My mom turned ninety on October 12. She was one of sixteen kids, and she is one of five who are still alive. She has outlived my dad by more than forty years. She is healthy, her brain works fine, and she lives independently with my stepdad.
As part of the celebration, my siblings and I chartered a trolley and toured Door County. With thirty of my mom’s family and friends, we climbed the tower in Peninsula State Park, we painted our names on the Hardy Gallery building in Ephraim, and we sampled wine at Anchored Roots Winery in Egg Harbor. Only half of us did the tower, as the other half were as old as my mom and had mobility issues that kept them from even using the wheelchair ramp.

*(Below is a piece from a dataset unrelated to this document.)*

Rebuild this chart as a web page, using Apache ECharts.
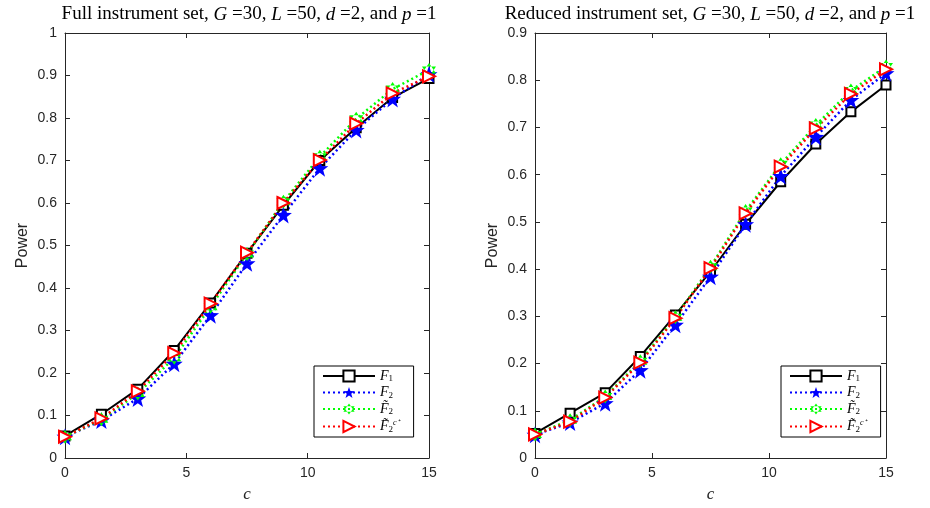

For me, the winery was the highlight of the day. We chose it because it had live music on an outdoor patio. I expected a folk singer, but it turned out to be Cathy Grier, a bluesy guitarist who was more Bonnie Raitt than Kate Wolf. She invited my mom on stage and asked her the secret to a long life. The question would have stumped me, but my mom, without skipping a beat, said, “Having fun and enjoying an occasional drink.”
After the tour, we returned to my mom’s house in Dyckesville, where the number of celebrants more than doubled. Tables and chairs had been set up in the three-stall garage, food and drink lined two of the walls, and a giant tv screen was put in one corner so guests could catch glimpses of the Packer game.
The trolley tour and garage party took place on Sunday. On Monday, the celebration continued on a much smaller scale. My sister Diane had invited Charles and Irina, friends from Belize, to the celebration. They run an open-air beachside restaurant on Ambergris Caye, and they brought with them lobster and hogfish* for a seafood barbecue. Charles showed me a different way to clean fish, a technique that bisects the skull and leaves half of the head on each fillet. He then grilled the fillets on one side only (skin-side down), and we spooned the flesh off of the skin when we ate.
Ninety is a big turn on the odometer. It signifies beating the odds. I don’t expect to live that long; I am not sure I want to live that long. I was, however, happy to celebrate my mom’s ninetieth, largely because she was happy to celebrate it.
* An interesting factoid about hogfish is that they cannot be caught with hook and line. They won’t take a bait and must be speared.